- _COLLECTED DATA_:
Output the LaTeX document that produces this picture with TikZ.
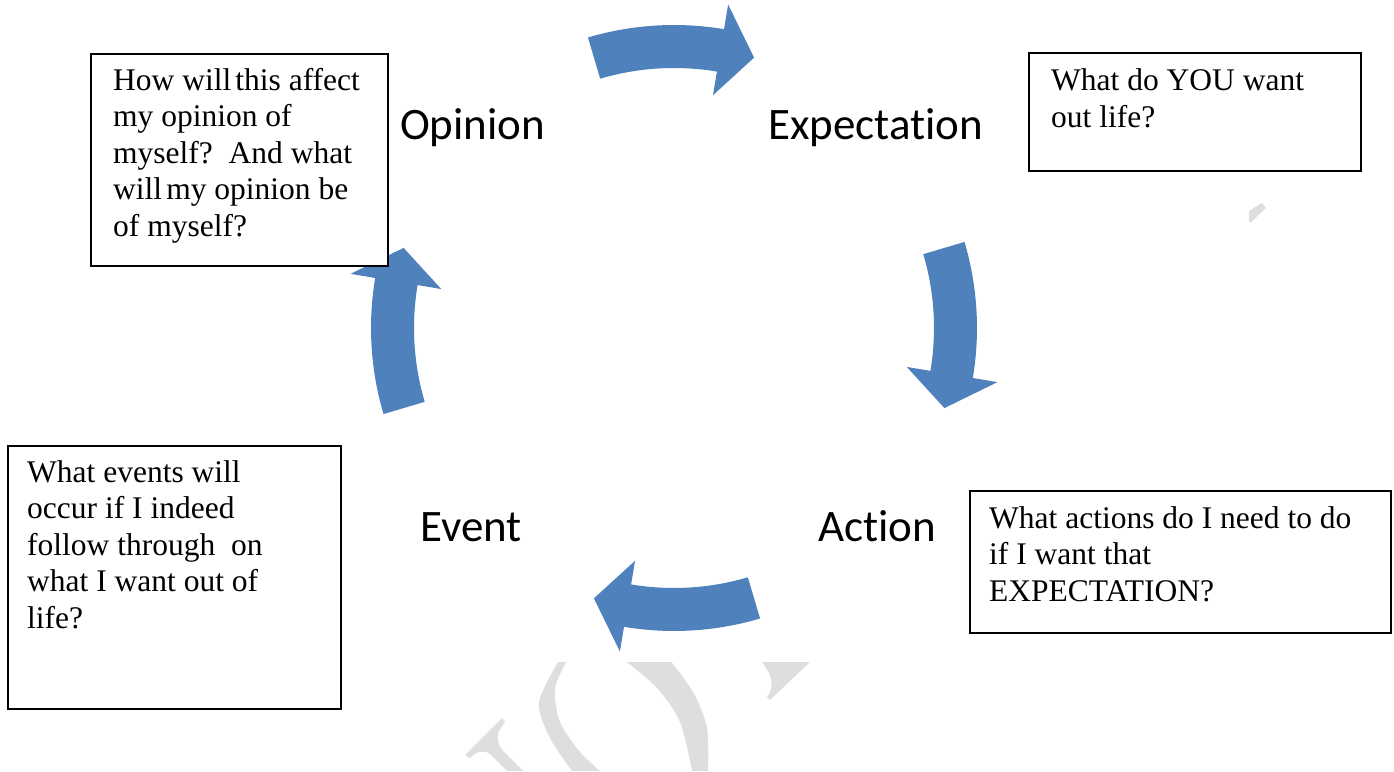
\documentclass[tikz,border=0pt]{standalone}
\usepackage{fontspec}
\newfontfamily\tnrfont{Liberation Serif}
\newfontfamily\calfont[Ligatures=NoCommon]{Carlito}
\definecolor{arrowblue}{HTML}{4F81BD}
\definecolor{wm}{HTML}{DEDEDE}
\tikzset{
  box/.style={draw=black, line width=2pt, anchor=north west, inner sep=0pt, fill=white},
  boxtext/.style={anchor=north west, inner sep=0pt, align=left, font=\tnrfont\fontsize{31.5}{36.5}\selectfont},
  stage/.style={anchor=base west, inner sep=0pt, font=\calfont\fontsize{45}{50}\selectfont},
  cyc/.style={fill=arrowblue, draw=none},
}
\begin{document}
\begin{tikzpicture}[x=1pt,y=1pt]
\useasboundingbox (0,0) rectangle (1394,771);
% watermark fragments
\begin{scope}
\clip (0,0) rectangle (1394,109);
\fill[wm] (465,16) -- (502,53) -- (505,49) -- (499,40) .. controls (496,31) and (499,25) .. (503,20)
   -- (523,0) -- (507,0) -- (490,17) .. controls (483,22) and (476,19) .. (470,13) -- cycle;
\fill[wm] plot[smooth] coordinates {(560,112) (539,69) (550,33) (572,0)}
   -- plot[smooth] coordinates {(600,0) (580,19) (560,49) (555,83) (568,112)} -- cycle;
\fill[wm] plot[smooth] coordinates {(669,112) (693,79) (707,43) (708,0)}
   -- plot[smooth] coordinates {(692,0) (680,49) (657,83) (623,112)} -- cycle;
\fill[wm] (762,109) -- (810,109) -- (770,71) -- (767,74) .. controls (775,84) and (772,96) .. (762,109) -- cycle;
\end{scope}
\fill[wm] (1249,560) -- (1262,568) -- (1266,563) -- (1251,549) -- (1249,549) -- cycle;
% cycle arrows
\coordinate (C) at (674,443);
\foreach \c/\nm in {90/top, 0/right, -90/bottom, 180/left}{
  \pgfmathsetmacro{\t}{\c+16.5}
  \pgfmathsetmacro{\h}{\c-9.5}
  \pgfmathsetmacro{\p}{\c-16.5}
  \fill[cyc] ([shift={(C)}]\t:303) arc[start angle=\t, end angle=\h, radius=303]
     -- ([shift={(C)}]\h:328) -- ([shift={(C)}]\p:282) -- ([shift={(C)}]\h:236)
     -- ([shift={(C)}]\h:260) arc[start angle=\h, end angle=\t, radius=260] -- cycle;
}
% boxes
\node[box, minimum width=297pt, minimum height=212pt] (obox) at (90,718) {};
\node[box, minimum width=332pt, minimum height=118pt] (xbox) at (1028,719) {};
\node[box, minimum width=333pt, minimum height=263pt] (ebox) at (7,326) {};
\node[box, minimum width=421pt, minimum height=142pt] (abox) at (969,281) {};
% box texts
\node[boxtext] (otext) at (113,706.5) {\strut How will\hspace{-0.12em} this affect\\ my opinion of\\ myself?\ \ And what\\ will\hspace{-0.12em} my opinion be\\ of myself?};
\node[boxtext] (xtext) at (1051,706) {\strut What do YOU want\\ out life?};
\node[boxtext] (etext) at (27,314.5) {\strut What events will\\ occur if I indeed\\ follow through\ \ on\\ what I want out of\\ life?};
\node[boxtext] (atext) at (989,268.5) {\strut What actions do I need to do\\ if I want that\\ EXPECTATION?};
% stage labels
\node[stage] (opinion) at (400,631) {Opinion};
\node[stage] (expectation) at (768,631) {Expectation};
\node[stage] (event) at (420,229) {Event};
\node[stage] (action) at (818,229) {Action};
\end{tikzpicture}
\end{document}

- _TO DO_:
Return the material word for word. Pictures are not part of the copy.

- _REPLY TO THE TASK_:
Output the LaTeX document that produces this picture with TikZ.
\documentclass[tikz,border=0pt]{standalone}
\usepackage{fontspec}
\newfontfamily\tnrfont{Liberation Serif}
\newfontfamily\calfont[Ligatures=NoCommon]{Carlito}
\definecolor{arrowblue}{HTML}{4F81BD}
\definecolor{wm}{HTML}{DEDEDE}
\tikzset{
  box/.style={draw=black, line width=2pt, anchor=north west, inner sep=0pt, fill=white},
  boxtext/.style={anchor=north west, inner sep=0pt, align=left, font=\tnrfont\fontsize{31.5}{36.5}\selectfont},
  stage/.style={anchor=base west, inner sep=0pt, font=\calfont\fontsize{45}{50}\selectfont},
  cyc/.style={fill=arrowblue, draw=none},
}
\begin{document}
\begin{tikzpicture}[x=1pt,y=1pt]
\useasboundingbox (0,0) rectangle (1394,771);
% watermark fragments
\begin{scope}
\clip (0,0) rectangle (1394,109);
\fill[wm] (465,16) -- (502,53) -- (505,49) -- (499,40) .. controls (496,31) and (499,25) .. (503,20)
   -- (523,0) -- (507,0) -- (490,17) .. controls (483,22) and (476,19) .. (470,13) -- cycle;
\fill[wm] plot[smooth] coordinates {(560,112) (539,69) (550,33) (572,0)}
   -- plot[smooth] coordinates {(600,0) (580,19) (560,49) (555,83) (568,112)} -- cycle;
\fill[wm] plot[smooth] coordinates {(669,112) (693,79) (707,43) (708,0)}
   -- plot[smooth] coordinates {(692,0) (680,49) (657,83) (623,112)} -- cycle;
\fill[wm] (762,109) -- (810,109) -- (770,71) -- (767,74) .. controls (775,84) and (772,96) .. (762,109) -- cycle;
\end{scope}
\fill[wm] (1249,560) -- (1262,568) -- (1266,563) -- (1251,549) -- (1249,549) -- cycle;
% cycle arrows
\coordinate (C) at (674,443);
\foreach \c/\nm in {90/top, 0/right, -90/bottom, 180/left}{
  \pgfmathsetmacro{\t}{\c+16.5}
  \pgfmathsetmacro{\h}{\c-9.5}
  \pgfmathsetmacro{\p}{\c-16.5}
  \fill[cyc] ([shift={(C)}]\t:303) arc[start angle=\t, end angle=\h, radius=303]
     -- ([shift={(C)}]\h:328) -- ([shift={(C)}]\p:282) -- ([shift={(C)}]\h:236)
     -- ([shift={(C)}]\h:260) arc[start angle=\h, end angle=\t, radius=260] -- cycle;
}
% boxes
\node[box, minimum width=297pt, minimum height=212pt] (obox) at (90,718) {};
\node[box, minimum width=332pt, minimum height=118pt] (xbox) at (1028,719) {};
\node[box, minimum width=333pt, minimum height=263pt] (ebox) at (7,326) {};
\node[box, minimum width=421pt, minimum height=142pt] (abox) at (969,281) {};
% box texts
\node[boxtext] (otext) at (113,706.5) {\strut How will\hspace{-0.12em} this affect\\ my opinion of\\ myself?\ \ And what\\ will\hspace{-0.12em} my opinion be\\ of myself?};
\node[boxtext] (xtext) at (1051,706) {\strut What do YOU want\\ out life?};
\node[boxtext] (etext) at (27,314.5) {\strut What events will\\ occur if I indeed\\ follow through\ \ on\\ what I want out of\\ life?};
\node[boxtext] (atext) at (989,268.5) {\strut What actions do I need to do\\ if I want that\\ EXPECTATION?};
% stage labels
\node[stage] (opinion) at (400,631) {Opinion};
\node[stage] (expectation) at (768,631) {Expectation};
\node[stage] (event) at (420,229) {Event};
\node[stage] (action) at (818,229) {Action};
\end{tikzpicture}
\end{document}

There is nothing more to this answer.